I gather that most keepers of Christian doctrine no longer believe what they used to believe about hell. Is it true that the Catholic Church now says that hell is purgatory, and that no one is there forever?

C.S. Lewis, whose fiction has probably given me more enjoyment than any other writer's, has some brilliant ideas about hell. In his novel The Pilgrim's Regress, one of the characters, as I recall, says that God did not create hell; He merely set bounds to it so it would not spread everywhere.

Lewis' short novel The Great Divorce assumes that no one is compelled to stay in hell. Hell is not fire and brimstone and torture in that book. It's dreary, empty, spectral, and becoming more and more so as time goes by. A bus regularly takes people who wish to go to heaven. But most of the people from hell don't want to take the bus, and those who decide to take it mostly reject heaven when they get there.

Lewis' narrator in the book tells us that at first heaven is a painful place to be. The visitors from hell are all rather spectral and ghostly, whereas in heaven, everything is even more solid, more intensely real and colorful, than on earth. When a person from hell walks on the grass in heaven, the grass pierces his spectral feet, and it hurts. But if the specter persists anyway and stays in heaven, over time he becomes solid himself, relearns everything, and eventually wants to stay.

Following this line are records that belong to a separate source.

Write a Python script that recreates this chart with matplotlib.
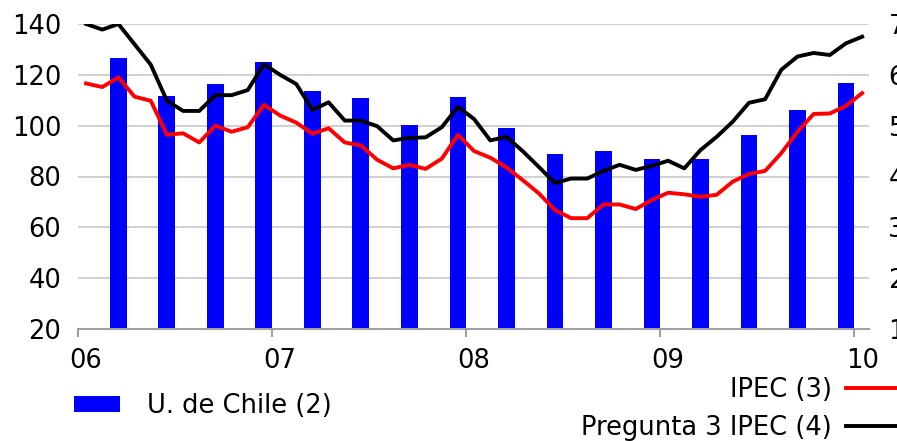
import numpy as np
import matplotlib
matplotlib.use("Agg")
import matplotlib.pyplot as plt

# Indice U. de Chile (eje izq.), trimestral
u_chile = [126.6, 111.7, 116.4, 125.0, 113.6, 110.9, 100.2, 111.3,
           99.1, 88.8, 90.0, 86.9, 86.9, 96.3, 106.1, 116.8]

# IPEC y Pregunta 3 IPEC (eje der.), mensual ene-06 .. ene-10
ipec = [58.3, 57.6, 59.5, 55.7, 54.9, 48.2, 48.5, 46.7, 50.0, 48.8, 49.7, 54.1,
        52.0, 50.6, 48.4, 49.5, 46.7, 46.1, 43.3, 41.6, 42.3, 41.5, 43.5, 48.2,
        45.0, 43.7, 41.8, 39.3, 36.7, 33.4, 31.8, 31.8, 34.5, 34.5, 33.6, 35.4,
        36.8, 36.5, 36.0, 36.4, 39.0, 40.5, 41.1, 44.6, 48.8, 52.3, 52.4, 53.9,
        56.4]
preg3 = [70.0, 68.9, 70.0, 66.0, 62.0, 54.9, 52.9, 52.9, 56.0, 56.0, 57.0, 62.1,
         60.0, 58.2, 53.1, 54.6, 51.0, 51.0, 49.9, 47.1, 47.6, 47.7, 49.7, 53.7,
         51.3, 47.1, 47.8, 45.0, 41.9, 38.7, 39.6, 39.6, 41.1, 42.3, 41.3, 42.1,
         43.1, 41.6, 45.2, 47.8, 50.8, 54.5, 55.2, 61.0, 63.6, 64.3, 63.9, 66.2,
         67.5]

years = ["06", "07", "08", "09", "10"]

x_month = (np.arange(len(ipec)) + 0.5) / 12
x_quarter = (np.arange(len(u_chile)) * 3 + 2.5) / 12

fig = plt.figure(figsize=(8.97, 4.41), dpi=100)
ax = fig.add_axes([78 / 897, 1 - 329 / 441, 791 / 897, 305 / 441])
ax2 = ax.twinx()

bars = ax.bar(x_quarter, u_chile, width=0.087, color="#0000ff", zorder=2)
ax.set_ylim(20, 140)
ax.set_yticks(range(20, 141, 20))
ax.set_xlim(0, 4.077)
ax.grid(axis="y", color="#c8c8c8", lw=1.2)
ax.set_axisbelow(True)

l1, = ax2.plot(x_month, ipec, color="#ff0000", lw=2.8)
l2, = ax2.plot(x_month, preg3, color="black", lw=2.8)
ax2.set_ylim(10, 70)
ax2.set_yticks(range(10, 71, 10))

for a in (ax, ax2):
    for s in ["top", "left", "right", "bottom"]:
        a.spines[s].set_visible(False)
ax.spines["bottom"].set_visible(True)
ax.spines["bottom"].set_color("#a0a0a0")
ax.spines["bottom"].set_linewidth(1.5)

ax.tick_params(axis="y", length=0, labelsize=18.5, pad=12)
ax2.tick_params(axis="y", length=0, labelsize=18.5, pad=14)

# ticks en el inicio de cada año, etiquetas centradas en enero
ax.set_xticks(range(5))
ax.set_xticklabels([])
ax.set_xticks(np.arange(5) + 0.5 / 12, minor=True)
ax.set_xticklabels(years, minor=True)
ax.tick_params(axis="x", which="major", length=6, width=1.5, color="#a0a0a0")
ax.tick_params(axis="x", which="minor", length=0, labelsize=18.5, pad=14)

fig.legend([bars], ["U. de Chile (2)"], loc="center left",
           bbox_to_anchor=(74 / 897, 1 - 406 / 441), frameon=False,
           fontsize=18.5, borderpad=0, borderaxespad=0,
           handlelength=1.8, handleheight=0.6, handletextpad=1.05)
fig.legend([l1, l2], ["IPEC (3)", "Pregunta 3 IPEC (4)"], loc="center right",
           bbox_to_anchor=(903 / 897, 1 - 409 / 441), frameon=False,
           fontsize=18.5, borderpad=0, borderaxespad=0, markerfirst=False,
           handlelength=2.2, handletextpad=0.58, labelspacing=0.48)

fig.savefig("out.png", dpi=100)
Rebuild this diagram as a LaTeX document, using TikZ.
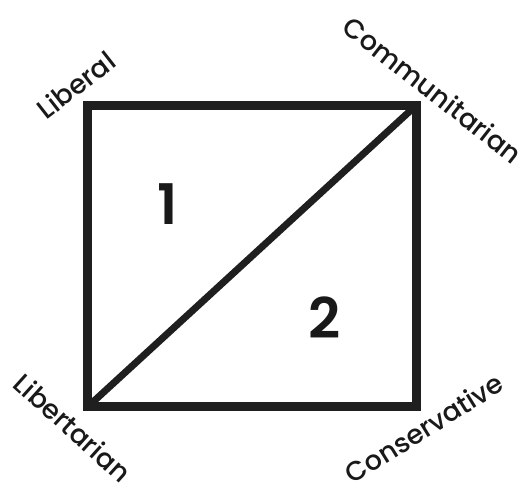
\documentclass[tikz,border=0pt]{standalone}
\usepackage{fontspec}
\setmainfont{Poppins Medium}
\newfontfamily\numfont{Poppins SemiBold}
\begin{document}
\begin{tikzpicture}[x=1pt,y=-1pt,
  edge/.style={line width=9pt,draw=black!88},
  diag/.style={line width=7pt,draw=black!88},
  corner/.style={font=\fontsize{27}{27}\selectfont,inner sep=0pt,text=black!90},
  num/.style={font=\numfont\fontsize{56}{56}\selectfont,inner sep=0pt,text=black!90}]
\useasboundingbox (0,0) rectangle (531,494);
\coordinate (tl) at (87.5,105.5);
\coordinate (tr) at (416,105.5);
\coordinate (br) at (416,407);
\coordinate (bl) at (87.5,407);
\draw[edge,line join=miter] (tl) -- (tr) -- (br) -- (bl) -- cycle;
\draw[diag] (bl) -- (tr);
\node[num] (n1) at (168,204) {1};
\node[num] (n2) at (325,318) {2};
\node[corner,rotate=38] (lib) at (76,85) {Liberal};
\node[corner,rotate=-38] (com) at (433,90) {Communitarian};
\node[corner,rotate=-42] (lbt) at (73,428) {Libertarian};
\node[corner,rotate=32] (con) at (424,428) {Conservative};
\end{tikzpicture}
\end{document}
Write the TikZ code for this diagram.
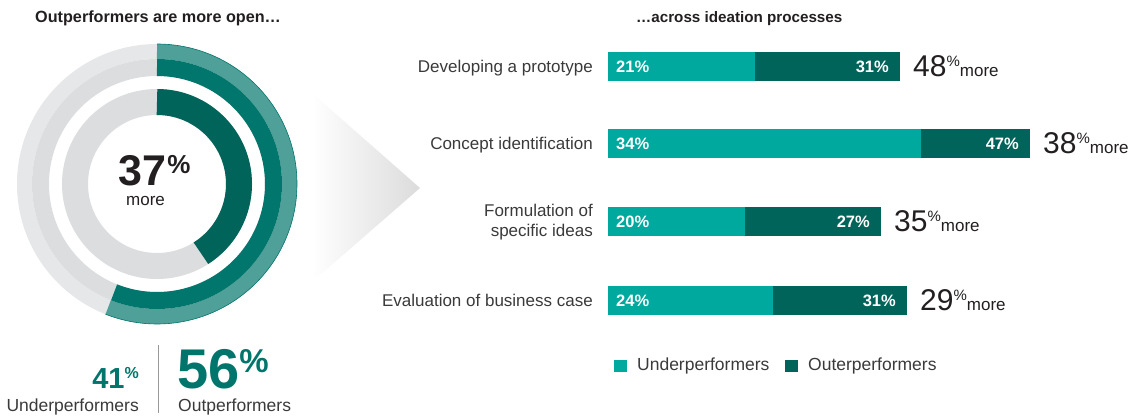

In any event, I think our understanding of religious texts is best informed by religious experience and a broadly scientific and rational attitude to that experience. Faith has its place, but knowledge, experience, and reason can lead us into the spirit, into direct consciousness of the spiritual world. One writer suggests that to do that safely, one should take three steps of moral development for every step toward spiritual experience and knowledge. The same writer says that to safeguard sanity in such an adventure, one should also adopt disciplines to progressively strengthen the will, focus thought, enhance the equability of feeling, intensify open-mindedness, and live increasingly in a mood of realistic positivity.